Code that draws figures

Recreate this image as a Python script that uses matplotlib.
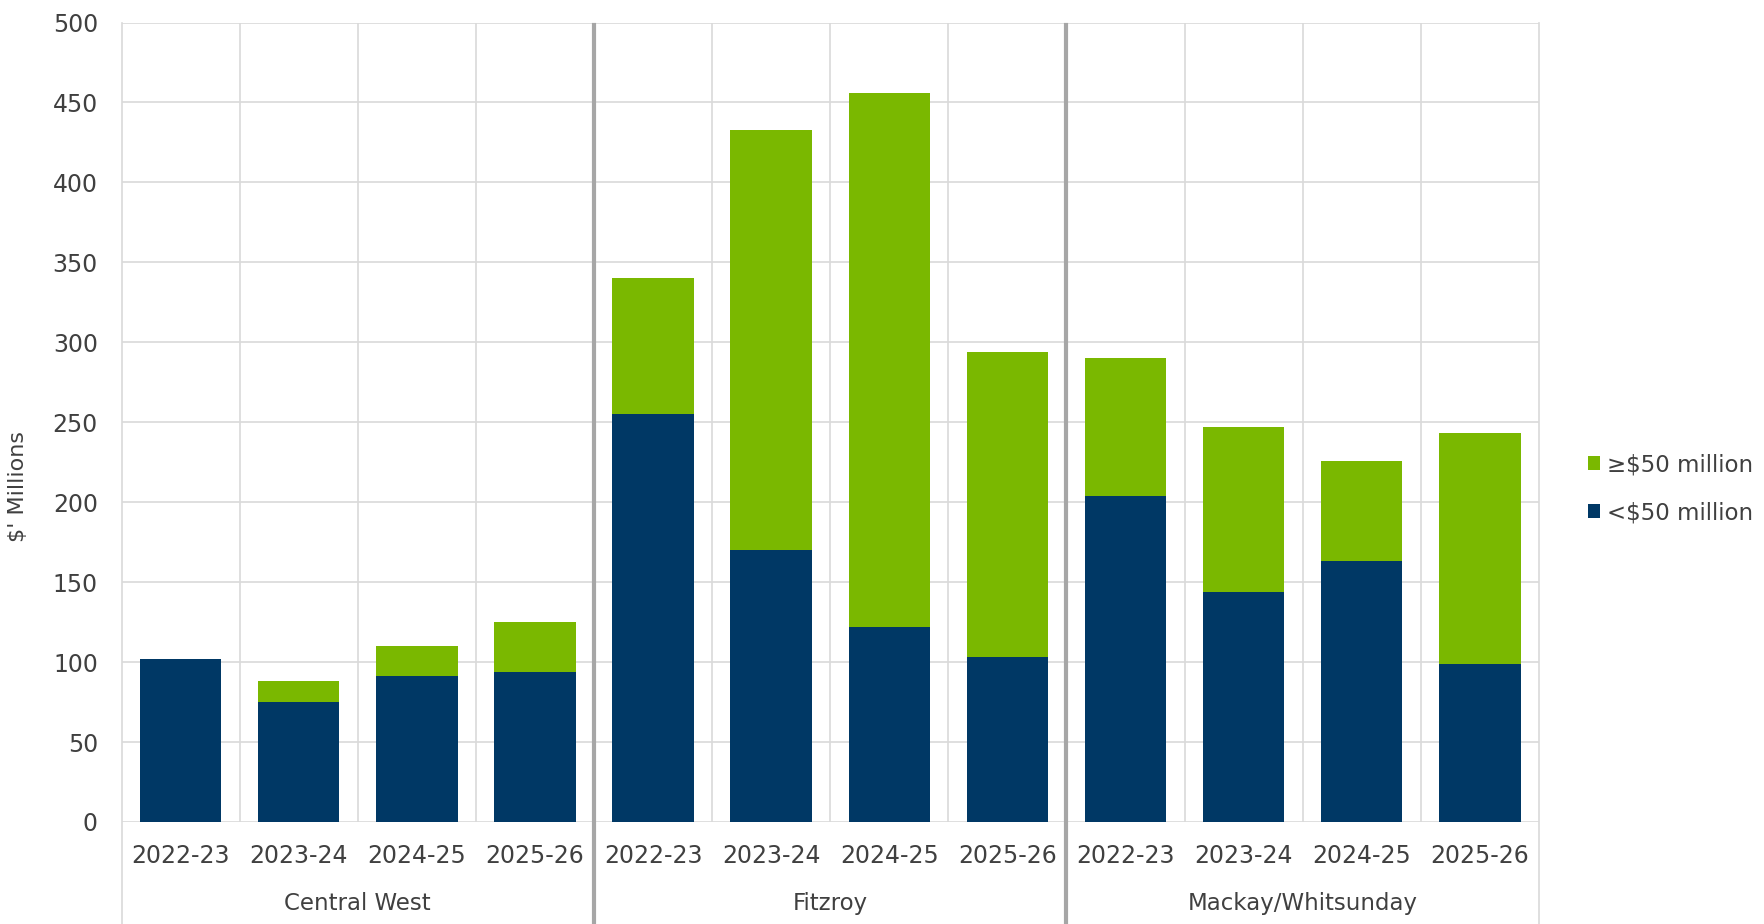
import matplotlib.pyplot as plt
import matplotlib.transforms as mtransforms
import numpy as np

plt.rcParams['font.family'] = ['DejaVu Sans']

# data
regions = ["Central West", "Fitzroy", "Mackay/Whitsunday"]
years = ["2022-23", "2023-24", "2024-25", "2025-26"]
under_50 = [102, 75, 91, 94,
            255, 170, 122, 103,
            204, 144, 163, 99]
total = [102, 88, 110, 125,
         340, 433, 456, 294,
         290, 247, 226, 243]
over_50 = [t - u for t, u in zip(total, under_50)]

navy = "#003865"
green = "#7ab800"
grid_col = "#d9d9d9"
sep_col = "#a6a6a6"
txt_col = "#404040"

fig = plt.figure(figsize=(17.64, 9.24), dpi=100)
ax = fig.add_axes([0.0689, 0.1104, 0.8035, 0.8652])

n = len(regions) * len(years)
x = np.arange(n)
ax.bar(x, under_50, width=0.69, color=navy, label="<$50 million", zorder=3)
ax.bar(x, over_50, width=0.69, bottom=under_50, color=green,
       label="≥$50 million", zorder=3)

ax.set_xlim(-0.5, n - 0.5)
ax.set_ylim(0, 500)
ax.set_yticks(range(0, 501, 50))
ax.yaxis.grid(True, color=grid_col, linewidth=1.2, zorder=0)
ax.tick_params(axis="y", length=0, pad=17, labelsize=17, labelcolor=txt_col)
ax.set_xticks(x)
ax.set_xticklabels(years * len(regions))
ax.tick_params(axis="x", length=0, pad=16, labelsize=17, labelcolor=txt_col)
for s in ax.spines.values():
    s.set_visible(False)

# vertical lines, some run down through the label area
trans = mtransforms.blended_transform_factory(ax.transData, ax.transAxes)
bottom_y = -0.13
for b in np.arange(-0.5, n, 1.0):
    if b in (3.5, 7.5):
        ax.plot([b, b], [bottom_y, 0.997], transform=trans, color=sep_col,
                linewidth=3, clip_on=False, zorder=4)
    elif b in (-0.5, n - 0.5):
        ax.plot([b, b], [bottom_y, 1], transform=trans, color=grid_col,
                linewidth=1.2, clip_on=False, zorder=1)
    else:
        ax.plot([b, b], [0, 1], transform=trans, color=grid_col,
                linewidth=1.2, zorder=1)

for i, r in enumerate(regions):
    ax.text(i * 4 + 1.5, -0.102, r, transform=trans, ha="center", va="center",
            fontsize=16.5, color=txt_col)

ax.set_ylabel("$' Millions", fontsize=16, color=txt_col,
              family=['Liberation Sans Narrow', 'DejaVu Sans'])
ax.yaxis.set_label_coords(-0.066, 0.42)

handles, labels = ax.get_legend_handles_labels()
leg = ax.legend(handles[::-1], labels[::-1], loc="center left",
                bbox_to_anchor=(1.02, 0.417), frameon=False, fontsize=16.5,
                handlelength=0.55, handleheight=0.55, handletextpad=0.3,
                labelspacing=1.1, labelcolor=txt_col)

fig.savefig("out.png", dpi=100)
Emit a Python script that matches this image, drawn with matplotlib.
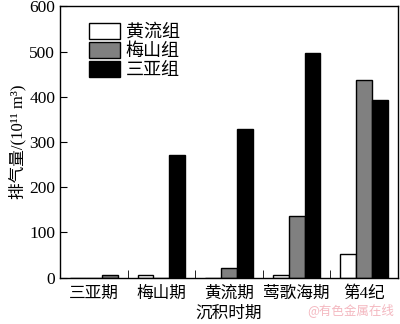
import numpy as np
import matplotlib.pyplot as plt
from matplotlib.patches import Patch

plt.rcParams['font.family'] = ['Liberation Serif', 'Noto Sans CJK SC']

periods = ['三亚期', '梅山期', '黄流期', '莺歌海期', '第4纪']
series = ['黄流组', '梅山组', '三亚组']
huangliu = [0, 5, 0, 6, 53]
meishan = [0, 0, 20, 136, 437]
sanya = [5, 271, 329, 496, 394]

colors = ['white', '#808080', 'black']

fig = plt.figure(figsize=(4, 3.24), dpi=100)
ax = fig.add_axes([0.15, 0.1435, 0.845, 0.8365])

x = np.arange(len(periods))
w = 0.235
data = [huangliu, meishan, sanya]
bars = []
for i, (vals, c) in enumerate(zip(data, colors)):
    b = ax.bar(x + (i - 1) * w, vals, w, color=c, edgecolor='black',
               linewidth=1)
    bars.append(b)

# small bars in the first two periods are shaded differently
bars[2][0].set_facecolor('#808080')
bars[0][1].set_facecolor('white')

ax.set_xlim(-0.5, 4.5)
ax.set_ylim(0, 600)
ax.set_yticks(range(0, 601, 100))
ax.tick_params(axis='y', direction='in', length=5, labelsize=12.5, right=False)
ax.set_xticks(x)
ax.set_xticklabels(periods, fontsize=12)
ax.tick_params(axis='x', which='major', length=0, labelsize=12, pad=6)
ax.set_xticks(x[:-1] + 0.5, minor=True)
ax.tick_params(axis='x', which='minor', direction='in', length=6)

for s in ax.spines.values():
    s.set_linewidth(1)

ax.set_ylabel('排气量/(10¹¹ m³)', fontsize=12, labelpad=2)
ax.set_xlabel('沉积时期', fontsize=12, labelpad=3)

handles = [Patch(facecolor=c, edgecolor='black', linewidth=1) for c in colors]
ax.legend(handles, series, loc='upper left', bbox_to_anchor=(0.055, 0.98),
          frameon=False, fontsize=13, handlelength=1.7, handleheight=1.0,
          handletextpad=0.3, labelspacing=0.05, borderaxespad=0.2)

fig.text(0.985, 0.02, '@有色金属在线', color='#f4b8c0', fontsize=9,
         ha='right', va='bottom', family=['Noto Sans CJK SC'])

fig.savefig('out.png', dpi=100)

**Prompt:** Within the data above, count the lines that contain the string "matplotlib"; the reply is the number alone.

**Output of the exercise:** 6